__Your goal__. Retype exactly the lines from the first one through the line with "const gradBTicksY = [2,30,85,99];", including both ends; skip any pictures.

__Source records__.
-.-.-

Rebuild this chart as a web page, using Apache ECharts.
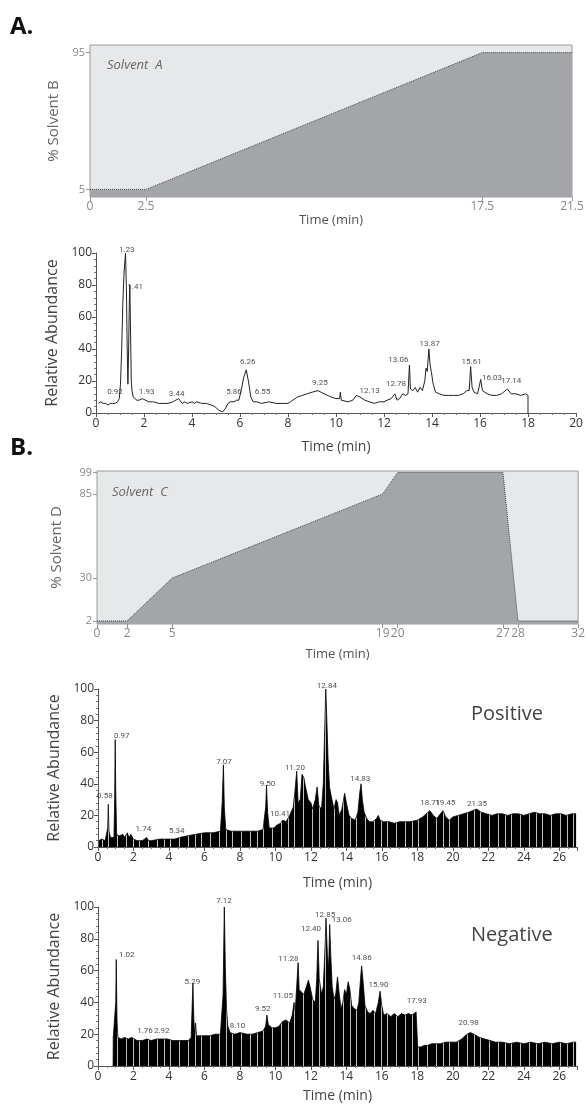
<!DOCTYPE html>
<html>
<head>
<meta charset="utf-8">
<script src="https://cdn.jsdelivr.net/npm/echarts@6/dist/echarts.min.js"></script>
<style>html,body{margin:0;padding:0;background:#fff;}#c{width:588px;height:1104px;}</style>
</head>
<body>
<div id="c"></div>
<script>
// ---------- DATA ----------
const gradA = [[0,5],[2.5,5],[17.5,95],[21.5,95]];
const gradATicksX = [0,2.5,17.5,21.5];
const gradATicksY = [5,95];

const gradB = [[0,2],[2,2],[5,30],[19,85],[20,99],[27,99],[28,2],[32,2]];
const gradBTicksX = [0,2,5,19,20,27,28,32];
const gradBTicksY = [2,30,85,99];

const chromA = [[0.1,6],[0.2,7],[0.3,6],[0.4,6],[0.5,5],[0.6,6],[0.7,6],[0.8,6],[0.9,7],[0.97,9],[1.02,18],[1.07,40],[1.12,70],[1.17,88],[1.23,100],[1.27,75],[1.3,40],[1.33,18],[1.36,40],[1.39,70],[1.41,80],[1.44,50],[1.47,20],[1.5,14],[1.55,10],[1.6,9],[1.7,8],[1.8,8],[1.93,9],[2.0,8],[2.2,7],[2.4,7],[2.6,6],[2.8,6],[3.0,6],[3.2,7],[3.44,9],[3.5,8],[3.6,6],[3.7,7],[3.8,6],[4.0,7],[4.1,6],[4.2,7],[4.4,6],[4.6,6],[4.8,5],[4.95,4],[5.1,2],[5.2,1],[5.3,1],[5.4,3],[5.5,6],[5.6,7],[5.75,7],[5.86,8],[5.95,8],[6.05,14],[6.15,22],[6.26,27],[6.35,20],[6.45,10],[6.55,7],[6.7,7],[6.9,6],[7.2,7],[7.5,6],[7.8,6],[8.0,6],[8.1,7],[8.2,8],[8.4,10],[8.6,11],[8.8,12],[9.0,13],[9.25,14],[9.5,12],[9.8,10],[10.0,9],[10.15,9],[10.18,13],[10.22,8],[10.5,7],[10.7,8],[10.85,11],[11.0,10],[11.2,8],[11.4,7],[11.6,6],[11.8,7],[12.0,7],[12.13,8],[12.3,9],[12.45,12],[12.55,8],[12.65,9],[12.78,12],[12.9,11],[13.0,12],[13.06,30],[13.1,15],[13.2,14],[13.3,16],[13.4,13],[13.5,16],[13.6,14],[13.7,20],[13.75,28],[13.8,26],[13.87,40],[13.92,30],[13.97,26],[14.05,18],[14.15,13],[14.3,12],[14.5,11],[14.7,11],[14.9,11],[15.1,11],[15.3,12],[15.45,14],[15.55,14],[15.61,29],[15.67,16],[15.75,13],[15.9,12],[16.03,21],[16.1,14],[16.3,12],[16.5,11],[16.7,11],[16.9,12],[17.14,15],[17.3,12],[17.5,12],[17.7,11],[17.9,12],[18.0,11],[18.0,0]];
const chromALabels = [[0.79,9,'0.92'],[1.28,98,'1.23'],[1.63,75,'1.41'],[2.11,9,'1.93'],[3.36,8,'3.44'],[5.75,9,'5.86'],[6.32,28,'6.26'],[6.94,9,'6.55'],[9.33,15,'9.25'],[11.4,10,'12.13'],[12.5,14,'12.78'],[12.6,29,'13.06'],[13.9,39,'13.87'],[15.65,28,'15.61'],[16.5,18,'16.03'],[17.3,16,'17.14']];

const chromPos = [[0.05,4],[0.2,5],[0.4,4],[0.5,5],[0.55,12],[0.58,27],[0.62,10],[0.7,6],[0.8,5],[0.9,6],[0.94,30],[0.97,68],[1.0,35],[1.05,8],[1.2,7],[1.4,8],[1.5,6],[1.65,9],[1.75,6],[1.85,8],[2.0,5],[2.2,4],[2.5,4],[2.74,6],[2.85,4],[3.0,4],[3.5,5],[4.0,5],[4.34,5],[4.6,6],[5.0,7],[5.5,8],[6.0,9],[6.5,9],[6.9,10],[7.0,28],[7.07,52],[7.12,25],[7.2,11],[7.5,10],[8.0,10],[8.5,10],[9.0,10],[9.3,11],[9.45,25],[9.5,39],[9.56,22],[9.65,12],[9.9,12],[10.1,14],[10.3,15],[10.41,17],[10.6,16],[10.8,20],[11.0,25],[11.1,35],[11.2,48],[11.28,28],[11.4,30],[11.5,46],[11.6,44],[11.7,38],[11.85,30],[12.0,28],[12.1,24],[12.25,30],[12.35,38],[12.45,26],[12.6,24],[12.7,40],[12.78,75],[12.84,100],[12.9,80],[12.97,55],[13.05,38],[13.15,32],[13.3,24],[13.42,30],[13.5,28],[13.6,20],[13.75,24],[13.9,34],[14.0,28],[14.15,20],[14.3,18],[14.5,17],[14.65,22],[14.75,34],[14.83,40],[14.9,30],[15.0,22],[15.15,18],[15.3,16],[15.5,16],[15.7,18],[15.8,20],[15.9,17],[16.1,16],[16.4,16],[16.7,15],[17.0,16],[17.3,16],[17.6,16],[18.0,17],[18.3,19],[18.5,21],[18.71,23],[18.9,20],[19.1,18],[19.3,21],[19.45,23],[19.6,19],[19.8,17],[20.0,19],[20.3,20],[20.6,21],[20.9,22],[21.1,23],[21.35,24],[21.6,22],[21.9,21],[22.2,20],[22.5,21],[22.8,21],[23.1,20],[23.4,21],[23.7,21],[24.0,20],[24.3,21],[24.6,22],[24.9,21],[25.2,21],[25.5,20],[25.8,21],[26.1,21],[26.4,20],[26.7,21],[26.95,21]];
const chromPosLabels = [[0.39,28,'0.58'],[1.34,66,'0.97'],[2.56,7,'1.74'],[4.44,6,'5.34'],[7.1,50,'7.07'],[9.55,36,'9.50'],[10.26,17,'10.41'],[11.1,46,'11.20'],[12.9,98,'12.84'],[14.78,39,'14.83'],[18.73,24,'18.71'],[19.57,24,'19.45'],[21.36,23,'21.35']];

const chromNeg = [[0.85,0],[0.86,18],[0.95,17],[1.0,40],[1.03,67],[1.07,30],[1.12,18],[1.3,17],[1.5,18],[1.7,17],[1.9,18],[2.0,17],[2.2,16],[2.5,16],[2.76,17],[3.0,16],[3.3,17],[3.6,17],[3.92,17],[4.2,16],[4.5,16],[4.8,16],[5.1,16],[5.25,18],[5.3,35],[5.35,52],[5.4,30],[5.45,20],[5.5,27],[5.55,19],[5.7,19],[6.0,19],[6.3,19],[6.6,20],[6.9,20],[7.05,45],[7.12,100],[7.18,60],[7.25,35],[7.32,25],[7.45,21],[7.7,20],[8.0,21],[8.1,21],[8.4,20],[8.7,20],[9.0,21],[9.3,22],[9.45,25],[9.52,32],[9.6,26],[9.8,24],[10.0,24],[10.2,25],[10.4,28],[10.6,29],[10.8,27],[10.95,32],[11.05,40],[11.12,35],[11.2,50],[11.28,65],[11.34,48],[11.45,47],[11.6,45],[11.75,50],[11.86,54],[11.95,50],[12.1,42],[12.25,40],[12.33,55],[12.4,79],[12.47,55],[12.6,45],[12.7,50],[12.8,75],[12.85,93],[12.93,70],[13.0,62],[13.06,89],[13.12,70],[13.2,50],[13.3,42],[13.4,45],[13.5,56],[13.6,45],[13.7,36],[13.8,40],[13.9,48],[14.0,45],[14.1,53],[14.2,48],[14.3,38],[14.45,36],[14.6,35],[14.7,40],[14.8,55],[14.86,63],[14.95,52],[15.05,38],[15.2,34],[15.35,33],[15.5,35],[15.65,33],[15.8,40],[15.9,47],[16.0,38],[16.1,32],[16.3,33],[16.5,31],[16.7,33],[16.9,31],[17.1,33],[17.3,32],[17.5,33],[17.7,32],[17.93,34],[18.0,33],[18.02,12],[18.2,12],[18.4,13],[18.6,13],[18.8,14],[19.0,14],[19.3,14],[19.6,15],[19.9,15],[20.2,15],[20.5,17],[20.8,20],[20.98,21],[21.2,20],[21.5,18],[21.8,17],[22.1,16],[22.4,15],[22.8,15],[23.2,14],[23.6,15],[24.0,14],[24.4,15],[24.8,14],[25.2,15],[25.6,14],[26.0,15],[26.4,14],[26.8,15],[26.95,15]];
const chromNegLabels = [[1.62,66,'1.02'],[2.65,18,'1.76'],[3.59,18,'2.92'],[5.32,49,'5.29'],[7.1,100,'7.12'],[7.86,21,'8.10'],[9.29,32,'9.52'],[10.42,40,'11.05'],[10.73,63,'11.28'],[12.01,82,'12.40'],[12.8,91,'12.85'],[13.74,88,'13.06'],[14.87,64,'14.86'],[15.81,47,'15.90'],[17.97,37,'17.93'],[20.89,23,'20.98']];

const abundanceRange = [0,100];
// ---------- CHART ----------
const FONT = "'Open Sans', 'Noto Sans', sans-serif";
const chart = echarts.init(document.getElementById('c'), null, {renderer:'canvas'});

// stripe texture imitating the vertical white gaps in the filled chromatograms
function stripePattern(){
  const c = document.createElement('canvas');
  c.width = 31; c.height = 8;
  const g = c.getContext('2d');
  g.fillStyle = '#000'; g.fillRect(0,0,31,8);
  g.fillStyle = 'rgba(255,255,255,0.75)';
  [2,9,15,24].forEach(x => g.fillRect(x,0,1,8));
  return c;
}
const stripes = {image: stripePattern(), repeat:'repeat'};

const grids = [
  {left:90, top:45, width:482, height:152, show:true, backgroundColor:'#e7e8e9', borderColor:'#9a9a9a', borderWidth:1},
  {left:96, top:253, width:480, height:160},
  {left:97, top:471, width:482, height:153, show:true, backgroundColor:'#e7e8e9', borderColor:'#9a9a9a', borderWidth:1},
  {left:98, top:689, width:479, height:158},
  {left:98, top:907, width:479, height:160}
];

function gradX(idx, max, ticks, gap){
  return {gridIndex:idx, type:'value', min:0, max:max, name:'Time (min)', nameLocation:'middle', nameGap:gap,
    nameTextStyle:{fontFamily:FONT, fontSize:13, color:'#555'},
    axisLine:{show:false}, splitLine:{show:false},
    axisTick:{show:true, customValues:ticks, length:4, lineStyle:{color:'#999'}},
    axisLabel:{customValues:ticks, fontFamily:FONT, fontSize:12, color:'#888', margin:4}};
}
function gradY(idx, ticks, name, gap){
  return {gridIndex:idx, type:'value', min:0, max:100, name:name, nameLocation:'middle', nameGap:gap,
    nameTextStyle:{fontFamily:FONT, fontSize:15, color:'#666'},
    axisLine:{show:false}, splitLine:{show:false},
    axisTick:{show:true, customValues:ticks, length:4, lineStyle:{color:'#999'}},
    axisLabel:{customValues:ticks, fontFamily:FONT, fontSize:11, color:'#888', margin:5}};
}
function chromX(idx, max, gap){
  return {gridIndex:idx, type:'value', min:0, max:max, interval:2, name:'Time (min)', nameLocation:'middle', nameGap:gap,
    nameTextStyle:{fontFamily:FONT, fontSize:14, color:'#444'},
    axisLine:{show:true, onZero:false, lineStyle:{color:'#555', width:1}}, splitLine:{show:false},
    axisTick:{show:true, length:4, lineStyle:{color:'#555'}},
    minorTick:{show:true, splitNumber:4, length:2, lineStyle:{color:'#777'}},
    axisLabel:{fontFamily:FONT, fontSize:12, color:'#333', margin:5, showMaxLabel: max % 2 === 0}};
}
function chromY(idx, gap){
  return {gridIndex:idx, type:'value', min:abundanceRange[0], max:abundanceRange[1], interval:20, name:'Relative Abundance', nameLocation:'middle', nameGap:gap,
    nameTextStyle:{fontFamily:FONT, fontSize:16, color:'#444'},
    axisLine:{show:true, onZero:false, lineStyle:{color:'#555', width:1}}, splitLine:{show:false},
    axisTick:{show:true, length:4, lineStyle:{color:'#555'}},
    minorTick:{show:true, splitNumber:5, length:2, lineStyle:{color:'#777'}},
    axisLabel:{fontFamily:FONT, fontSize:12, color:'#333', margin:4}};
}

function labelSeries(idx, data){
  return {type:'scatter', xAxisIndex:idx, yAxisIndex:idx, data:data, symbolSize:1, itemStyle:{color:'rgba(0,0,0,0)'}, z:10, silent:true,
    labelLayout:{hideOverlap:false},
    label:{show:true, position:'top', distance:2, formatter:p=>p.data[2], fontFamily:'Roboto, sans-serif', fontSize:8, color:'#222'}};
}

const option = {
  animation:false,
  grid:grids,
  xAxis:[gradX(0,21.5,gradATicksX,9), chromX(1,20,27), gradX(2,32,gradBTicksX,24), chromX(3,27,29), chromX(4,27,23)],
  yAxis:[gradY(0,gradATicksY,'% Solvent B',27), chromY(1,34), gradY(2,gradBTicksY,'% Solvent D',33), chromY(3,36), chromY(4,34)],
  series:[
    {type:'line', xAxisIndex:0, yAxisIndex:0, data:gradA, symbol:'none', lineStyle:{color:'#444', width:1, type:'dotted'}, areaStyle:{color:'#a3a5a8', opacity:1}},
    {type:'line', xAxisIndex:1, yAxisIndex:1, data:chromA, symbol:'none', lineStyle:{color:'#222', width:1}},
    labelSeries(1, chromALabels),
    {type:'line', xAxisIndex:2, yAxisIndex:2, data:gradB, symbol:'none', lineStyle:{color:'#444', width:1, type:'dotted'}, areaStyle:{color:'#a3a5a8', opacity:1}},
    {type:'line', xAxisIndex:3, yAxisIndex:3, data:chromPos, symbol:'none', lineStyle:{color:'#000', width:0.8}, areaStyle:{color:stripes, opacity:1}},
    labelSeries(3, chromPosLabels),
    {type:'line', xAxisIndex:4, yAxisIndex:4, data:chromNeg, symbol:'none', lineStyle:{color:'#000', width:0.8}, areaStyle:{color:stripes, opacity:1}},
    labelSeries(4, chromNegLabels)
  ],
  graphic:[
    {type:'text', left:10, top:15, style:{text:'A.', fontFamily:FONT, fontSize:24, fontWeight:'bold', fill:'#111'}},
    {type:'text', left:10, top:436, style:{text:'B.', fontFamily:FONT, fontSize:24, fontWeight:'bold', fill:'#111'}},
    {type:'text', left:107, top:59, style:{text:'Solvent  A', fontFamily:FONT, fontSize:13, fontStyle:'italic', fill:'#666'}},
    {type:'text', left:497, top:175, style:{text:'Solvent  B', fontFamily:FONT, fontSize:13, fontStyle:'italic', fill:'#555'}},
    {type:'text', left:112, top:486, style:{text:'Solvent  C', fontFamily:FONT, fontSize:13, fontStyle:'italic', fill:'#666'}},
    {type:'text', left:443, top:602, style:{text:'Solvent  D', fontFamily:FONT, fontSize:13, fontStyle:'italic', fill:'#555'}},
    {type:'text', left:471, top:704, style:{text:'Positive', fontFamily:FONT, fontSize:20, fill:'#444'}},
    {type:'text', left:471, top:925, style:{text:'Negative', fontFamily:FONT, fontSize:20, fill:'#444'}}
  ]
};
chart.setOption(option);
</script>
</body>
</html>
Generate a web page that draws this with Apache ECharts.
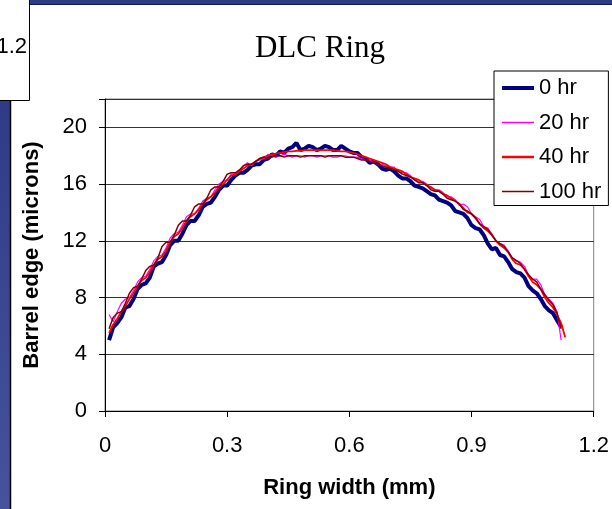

-.-.-

__Problem solution__.
Rebuild this chart as a web page, using Apache ECharts.
<!DOCTYPE html>
<html>
<head>
<meta charset="utf-8">
<script src="https://cdn.jsdelivr.net/npm/echarts@6/dist/echarts.min.js"></script>
<style>html,body{margin:0;padding:0;background:#fff;}#c{width:588px;height:1104px;}</style>
</head>
<body>
<div id="c"></div>
<script>
// ---------- DATA ----------
const gradA = [[0,5],[2.5,5],[17.5,95],[21.5,95]];
const gradATicksX = [0,2.5,17.5,21.5];
const gradATicksY = [5,95];

const gradB = [[0,2],[2,2],[5,30],[19,85],[20,99],[27,99],[28,2],[32,2]];
const gradBTicksX = [0,2,5,19,20,27,28,32];
const gradBTicksY = [2,30,85,99];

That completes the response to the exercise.